Supplied material:

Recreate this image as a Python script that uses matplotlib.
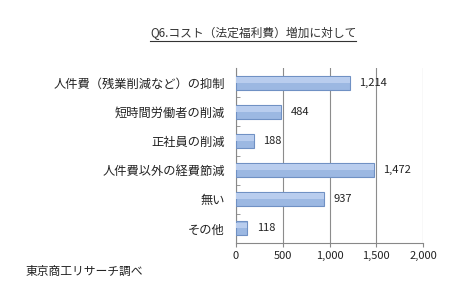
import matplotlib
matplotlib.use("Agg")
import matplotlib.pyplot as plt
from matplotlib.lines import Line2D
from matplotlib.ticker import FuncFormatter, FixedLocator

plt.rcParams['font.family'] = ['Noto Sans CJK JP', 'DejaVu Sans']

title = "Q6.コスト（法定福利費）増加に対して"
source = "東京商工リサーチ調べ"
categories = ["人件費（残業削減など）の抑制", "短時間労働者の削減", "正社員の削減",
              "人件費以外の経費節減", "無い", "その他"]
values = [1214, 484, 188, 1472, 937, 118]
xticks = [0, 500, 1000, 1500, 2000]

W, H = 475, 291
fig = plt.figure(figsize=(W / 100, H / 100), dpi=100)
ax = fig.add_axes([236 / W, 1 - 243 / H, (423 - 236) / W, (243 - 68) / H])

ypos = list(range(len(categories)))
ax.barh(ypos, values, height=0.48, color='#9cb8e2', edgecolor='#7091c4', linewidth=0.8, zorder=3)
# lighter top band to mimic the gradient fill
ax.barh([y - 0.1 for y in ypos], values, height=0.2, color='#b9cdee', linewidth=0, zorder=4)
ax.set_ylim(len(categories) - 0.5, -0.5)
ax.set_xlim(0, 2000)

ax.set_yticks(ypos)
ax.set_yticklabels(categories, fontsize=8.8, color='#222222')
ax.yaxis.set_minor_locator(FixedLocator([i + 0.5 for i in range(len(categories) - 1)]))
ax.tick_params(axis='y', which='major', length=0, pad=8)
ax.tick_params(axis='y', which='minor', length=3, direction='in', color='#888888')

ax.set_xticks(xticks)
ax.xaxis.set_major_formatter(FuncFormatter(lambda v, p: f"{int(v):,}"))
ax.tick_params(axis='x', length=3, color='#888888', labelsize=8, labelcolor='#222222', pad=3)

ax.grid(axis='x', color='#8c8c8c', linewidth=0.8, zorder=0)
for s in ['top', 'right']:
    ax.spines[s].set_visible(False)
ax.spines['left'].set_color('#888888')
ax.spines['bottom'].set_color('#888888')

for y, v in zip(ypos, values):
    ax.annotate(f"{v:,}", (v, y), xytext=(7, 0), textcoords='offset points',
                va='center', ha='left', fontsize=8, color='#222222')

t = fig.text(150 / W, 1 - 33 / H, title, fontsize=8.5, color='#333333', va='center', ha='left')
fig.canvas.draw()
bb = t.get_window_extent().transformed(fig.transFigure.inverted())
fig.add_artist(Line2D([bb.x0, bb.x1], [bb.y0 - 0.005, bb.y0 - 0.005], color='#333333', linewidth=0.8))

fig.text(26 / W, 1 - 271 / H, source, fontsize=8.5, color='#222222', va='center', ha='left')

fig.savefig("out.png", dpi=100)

Your instructions: The material above holds pictures; copy everything else in it exactly.

Task output:
Recreate this image as a Python script that uses matplotlib.
import matplotlib
matplotlib.use("Agg")
import matplotlib.pyplot as plt
from matplotlib.lines import Line2D
from matplotlib.ticker import FuncFormatter, FixedLocator

plt.rcParams['font.family'] = ['Noto Sans CJK JP', 'DejaVu Sans']

title = "Q6.コスト（法定福利費）増加に対して"
source = "東京商工リサーチ調べ"
categories = ["人件費（残業削減など）の抑制", "短時間労働者の削減", "正社員の削減",
              "人件費以外の経費節減", "無い", "その他"]
values = [1214, 484, 188, 1472, 937, 118]
xticks = [0, 500, 1000, 1500, 2000]

W, H = 475, 291
fig = plt.figure(figsize=(W / 100, H / 100), dpi=100)
ax = fig.add_axes([236 / W, 1 - 243 / H, (423 - 236) / W, (243 - 68) / H])

ypos = list(range(len(categories)))
ax.barh(ypos, values, height=0.48, color='#9cb8e2', edgecolor='#7091c4', linewidth=0.8, zorder=3)
# lighter top band to mimic the gradient fill
ax.barh([y - 0.1 for y in ypos], values, height=0.2, color='#b9cdee', linewidth=0, zorder=4)
ax.set_ylim(len(categories) - 0.5, -0.5)
ax.set_xlim(0, 2000)

ax.set_yticks(ypos)
ax.set_yticklabels(categories, fontsize=8.8, color='#222222')
ax.yaxis.set_minor_locator(FixedLocator([i + 0.5 for i in range(len(categories) - 1)]))
ax.tick_params(axis='y', which='major', length=0, pad=8)
ax.tick_params(axis='y', which='minor', length=3, direction='in', color='#888888')

ax.set_xticks(xticks)
ax.xaxis.set_major_formatter(FuncFormatter(lambda v, p: f"{int(v):,}"))
ax.tick_params(axis='x', length=3, color='#888888', labelsize=8, labelcolor='#222222', pad=3)

ax.grid(axis='x', color='#8c8c8c', linewidth=0.8, zorder=0)
for s in ['top', 'right']:
    ax.spines[s].set_visible(False)
ax.spines['left'].set_color('#888888')
ax.spines['bottom'].set_color('#888888')

for y, v in zip(ypos, values):
    ax.annotate(f"{v:,}", (v, y), xytext=(7, 0), textcoords='offset points',
                va='center', ha='left', fontsize=8, color='#222222')

t = fig.text(150 / W, 1 - 33 / H, title, fontsize=8.5, color='#333333', va='center', ha='left')
fig.canvas.draw()
bb = t.get_window_extent().transformed(fig.transFigure.inverted())
fig.add_artist(Line2D([bb.x0, bb.x1], [bb.y0 - 0.005, bb.y0 - 0.005], color='#333333', linewidth=0.8))

fig.text(26 / W, 1 - 271 / H, source, fontsize=8.5, color='#222222', va='center', ha='left')

fig.savefig("out.png", dpi=100)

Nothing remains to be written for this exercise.